Spain, of course, wouldn't confirm the ransom payment but claim that they have "taken steps so that similar situations don't happen again."
(Oh really? Not when you've just given the scurvy lot 1.2 million reasons to do it again!)
Somali pirates freed a Spanish fishing boat and its 26-member crew after a ransom of $1.2 million was paid, a Somali official said.
Suspected pirates armed with rocket-propelled grenades had seized control of the tuna-fishing boat from Spain's Basque region last Sunday about 200 nautical miles off the coast of Somalia, a region where piracy has escalated recently.

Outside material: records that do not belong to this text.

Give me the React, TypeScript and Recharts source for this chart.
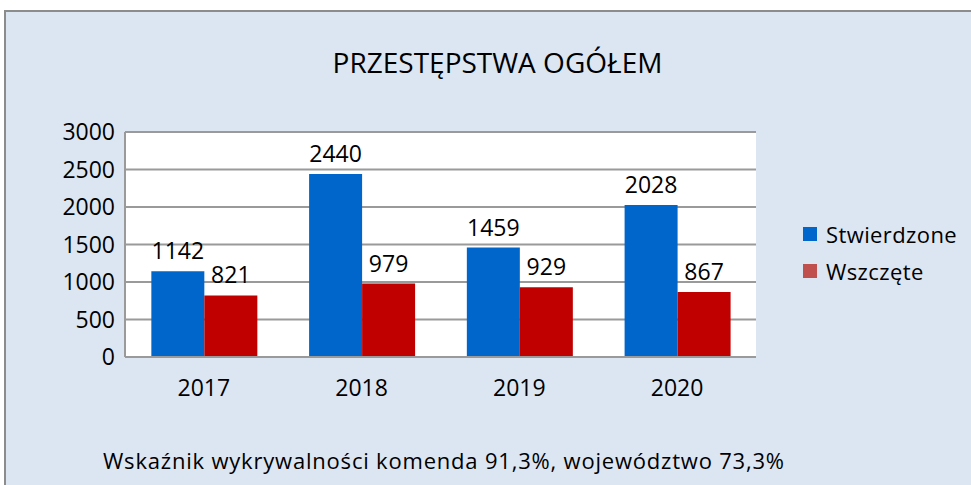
import React from "react";
import { BarChart, Bar, XAxis, YAxis, CartesianGrid, LabelList } from "recharts";

const years = ["2017", "2018", "2019", "2020"];
const stwierdzone = [1142, 2440, 1459, 2028];
const wszczete = [821, 979, 929, 867];
const yTicks = [0, 500, 1000, 1500, 2000, 2500, 3000];

const title = "PRZESTĘPSTWA OGÓŁEM";
const footer = "Wskaźnik wykrywalności komenda 91,3%, województwo 73,3%";
const seriesNames = ["Stwierdzone", "Wszczęte"];

const data = years.map((y, i) => ({ year: y, s: stwierdzone[i], w: wszczete[i] }));

const FONT = "'Open Sans', sans-serif";

export default function App() {
  return (
    <div style={{ position: "absolute", left: 0, top: 0, width: 971, height: 485, background: "#fff", overflow: "hidden", fontFamily: FONT }}>
      <div style={{ position: "absolute", left: 4, top: 10, width: 1000, height: 520, background: "#dce6f2", borderTop: "2px solid #8c8c8c", borderLeft: "2px solid #8c8c8c", boxSizing: "border-box" }} />
      <div style={{ position: "absolute", left: 0, top: 0 }}>
        <BarChart
          width={971}
          height={485}
          data={data}
          margin={{ top: 132, right: 215, bottom: 88, left: 0 }}
          barCategoryGap="16.7%"
          barGap={0}
        >
          <CartesianGrid vertical={false} fill="#ffffff" stroke="#9a9a9a" strokeWidth={2} />
          <XAxis
            dataKey="year"
            height={40}
            tickLine={false}
            axisLine={{ stroke: "#9a9a9a", strokeWidth: 2 }}
            tick={{ fill: "#000", fontSize: 23, fontFamily: FONT }}
            tickMargin={17}
          />
          <YAxis
            width={125}
            domain={[0, 3000]}
            ticks={yTicks}
            interval={0}
            tickLine={false}
            axisLine={{ stroke: "#9a9a9a", strokeWidth: 2 }}
            tick={{ fill: "#000", fontSize: 23, fontFamily: FONT }}
            tickMargin={4}
          />
          <Bar dataKey="s" fill="#0066cc" isAnimationActive={false}>
            <LabelList dataKey="s" position="top" offset={12} fill="#000" fontSize={23} fontFamily={FONT} />
          </Bar>
          <Bar dataKey="w" fill="#c00000" isAnimationActive={false}>
            <LabelList dataKey="w" position="top" offset={12} fill="#000" fontSize={23} fontFamily={FONT} />
          </Bar>
        </BarChart>
      </div>
      <div style={{ position: "absolute", left: 0, width: 995, top: 42, textAlign: "center", fontSize: 28, color: "#000", lineHeight: "40px", whiteSpace: "nowrap" }}>
        {title}
      </div>
      <div style={{ position: "absolute", left: 103, top: 443, fontSize: 22, letterSpacing: 0.8, color: "#000", lineHeight: "34px", whiteSpace: "nowrap" }}>
        {footer}
      </div>
      <div style={{ position: "absolute", left: 803, top: 215, fontSize: 22, letterSpacing: 0.4, color: "#000" }}>
        {seriesNames.map((n, i) => (
          <div key={n} style={{ display: "flex", alignItems: "center", height: 37, whiteSpace: "nowrap" }}>
            <span style={{ display: "inline-block", width: 14, height: 14, background: i === 0 ? "#0066cc" : "#c0504d", marginRight: 9 }} />
            <span>{n}</span>
          </div>
        ))}
      </div>
    </div>
  );
}
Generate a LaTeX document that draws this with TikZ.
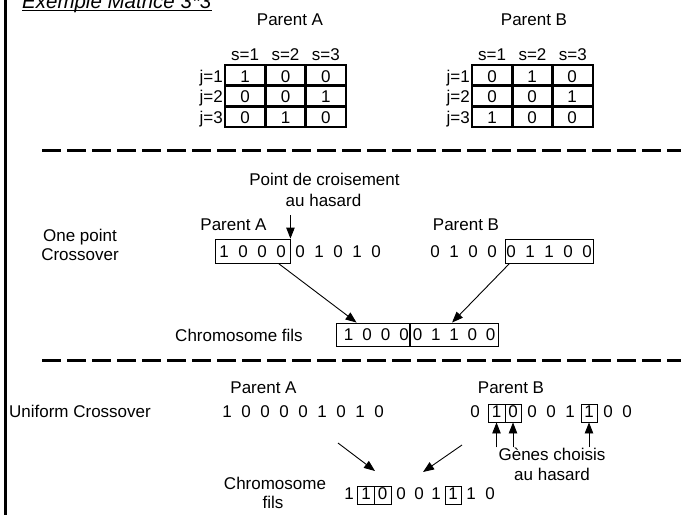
\documentclass[tikz,border=0pt]{standalone}
\usepackage{fontspec}
\setmainfont{Liberation Sans}
\usetikzlibrary{arrows.meta,calc}
\begin{document}
\begin{tikzpicture}[x=1pt,y=-1pt,
  every node/.style={font=\fontsize{17}{19}\selectfont, inner sep=0pt},
  lbl/.style={anchor=base},
  gene/.style={anchor=base},
  grid/.style={line width=2.4pt},
  chbox/.style={draw, line width=0.9pt, rectangle},
  sep/.style={line width=3pt, dash pattern=on 18.5pt off 6.5pt},
  arr/.style={line width=0.9pt, -{Triangle[length=11pt,width=8.5pt]}}]
\useasboundingbox (0,0) rectangle (681,515);

% frame and title
\draw[line width=2.6pt] (5.3,0) -- (5.3,515);
\node[anchor=base west, font=\fontsize{20.5}{24}\selectfont\itshape] (title) at (22,8) {Exemple Matrice 3*3};
\draw[line width=1.2pt] ([yshift=-2.5pt]title.base west) -- ([yshift=-2.5pt]title.base east);

% ---------- 3x3 matrices ----------
\node[lbl] (matA) at (290,25) {Parent A};
\node[lbl] (matB) at (534,25) {Parent B};
\foreach \x/\m in {225/a,472/b}{
  \draw[grid] (\x,65) rectangle ({\x+121},127);
  \foreach \c in {1,2} \draw[grid] ({\x+40.33*\c},65) -- ({\x+40.33*\c},127);
  \foreach \r in {1,2} \draw[grid] (\x,{65+20.67*\r}) -- ({\x+121},{65+20.67*\r});
  \foreach \c in {1,2,3} \node[lbl] (s\m\c) at ({\x+40.33*(\c-0.5)},60) {s=\c};
  \foreach \r in {1,2,3} \node[anchor=base east] (j\m\r) at ({\x-2},{65+20.67*(\r-0.5)+6.8}) {j=\r};
}
\foreach \r/\c/\v in {1/1/1,1/2/0,1/3/0,2/1/0,2/2/0,2/3/1,3/1/0,3/2/1,3/3/0}
  \node[lbl] (ma\r\c) at ({225+40.33*(\c-0.5)},{65+20.67*(\r-0.5)+6.8}) {\v};
\foreach \r/\c/\v in {1/1/0,1/2/1,1/3/0,2/1/0,2/2/0,2/3/1,3/1/1,3/2/0,3/3/0}
  \node[lbl] (mb\r\c) at ({472+40*(\c-0.5)},{65+20.67*(\r-0.5)+6.8}) {\v};

\draw[sep] (42,150) -- (690,150);

% ---------- one point crossover ----------
\node[lbl] (pc1) at (324.5,185) {Point de croisement};
\node[lbl] (pc2) at (323.5,206.5) {au hasard};
\node[lbl] (op1) at (80,241.5) {One point};
\node[lbl] (op2) at (80,260) {Crossover};
\node[lbl] (opA) at (233.5,230) {Parent A};
\node[lbl] (opB) at (466,230) {Parent B};
\foreach \v [count=\k] in {1,0,0,0,0,1,0,1,0}
  \node[gene] (opa\k) at ({224+19*(\k-1)},257) {\v};
\foreach \v [count=\k] in {0,1,0,0,0,1,1,0,0}
  \node[gene] (opb\k) at ({435+19*(\k-1)},257) {\v};
\node[chbox, minimum width=75pt, minimum height=24pt] (boxA) at (252.5,251) {};
\node[chbox, minimum width=88pt, minimum height=24pt] (boxB) at (549,251) {};

\coordinate (cut) at (boxA.north east);
\path (pc2.south -| cut) ++(0,8.5) coordinate (cuttail);
\draw[arr] (cuttail) -- (cut);

\node[lbl] (chf) at (239,341) {Chromosome fils};
\node[chbox, minimum width=73pt, minimum height=23pt] (chL) at (373,334.5) {};
\node[chbox, minimum width=87.5pt, minimum height=23pt] (chR) at (454.25,334.5) {};
\foreach \v [count=\k] in {1,0,0,0}
  \node[gene] (ocl\k) at ({348.5+18.5*(\k-1)},340.5) {\v};
\foreach \v [count=\k] in {0,1,1,0,0}
  \node[gene] (ocr\k) at ({417.5+18.25*(\k-1)},340.5) {\v};

\draw[arr] ([xshift=-12pt]boxA.south east) -- ([xshift=20.5pt]chL.north west);
\draw[arr] ([xshift=5pt]boxB.south west) -- ([xshift=42pt]chR.north west);

\draw[sep] (42,360) -- (690,360);

% ---------- uniform crossover ----------
\node[lbl] (uc) at (80,417) {Uniform Crossover};
\node[lbl] (uA) at (263.5,393) {Parent A};
\node[lbl] (uB) at (511,393) {Parent B};
\foreach \v [count=\k] in {1,0,0,0,0,1,0,1,0}
  \node[gene] (ua\k) at ({227+19*(\k-1)},417) {\v};
\foreach \v/\x [count=\k] in {0/475,1/496.5,0/513,0/532,0/551,1/570,1/589,0/608,0/627}
  \node[gene] (ub\k) at (\x,417) {\v};
\node[chbox, minimum width=17pt, minimum height=18pt] (bx1) at (496.5,413) {};
\node[chbox, minimum width=16pt, minimum height=18pt] (bx2) at (513,413) {};
\node[chbox, minimum width=16pt, minimum height=18pt] (bx3) at (589,413) {};

\node[lbl] (gc1) at (552,460) {Gènes choisis};
\node[lbl] (gc2) at (552,480) {au hasard};
\foreach \b in {bx1,bx2,bx3}
  \draw[arr] (gc1.north -| \b.south) -- (\b.south);

\node[lbl] (uf1) at (275,489) {Chromosome};
\node[lbl] (uf2) at (273,508) {fils};
\foreach \v/\x [count=\k] in {1/349,1/366,0/382.5,0/401,0/419,1/436,1/453,1/471,0/490}
  \node[gene] (uc\k) at (\x,499) {\v};
\node[chbox, minimum width=17pt, minimum height=18pt] (cb1) at (365.5,495) {};
\node[chbox, minimum width=17pt, minimum height=18pt] (cb2) at (382.5,495) {};
\node[chbox, minimum width=16pt, minimum height=18pt] (cb3) at (453,495) {};

\coordinate (ta) at (338,443);
\coordinate (ha) at (375,471);
\coordinate (tb) at (462,445);
\coordinate (hb) at (423,472);
\draw[arr] (ta) -- (ha);
\draw[arr] (tb) -- (hb);
\end{tikzpicture}
\end{document}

The pirates released the ship Saturday, authorities said.
The crew was freed after Spanish authorities paid the ransom, Abdi Khalif Ahmed, chairman of the Haradhere local port authority in central Somalia, said late Saturday.
"The ship is free and the pirates disappeared into their villages," he said.
Spanish officials did not confirm that a ransom was paid before Saturday's release, saying only that there had been negotiations.
In Madrid, Spain's Deputy Prime Minister Maria Teresa Fernandez de la Vega said Saturday that the trawler, the 250-foot-long Playa de Bakio, was sailing home escorted by a Spanish frigate. She would not comment on any ransom.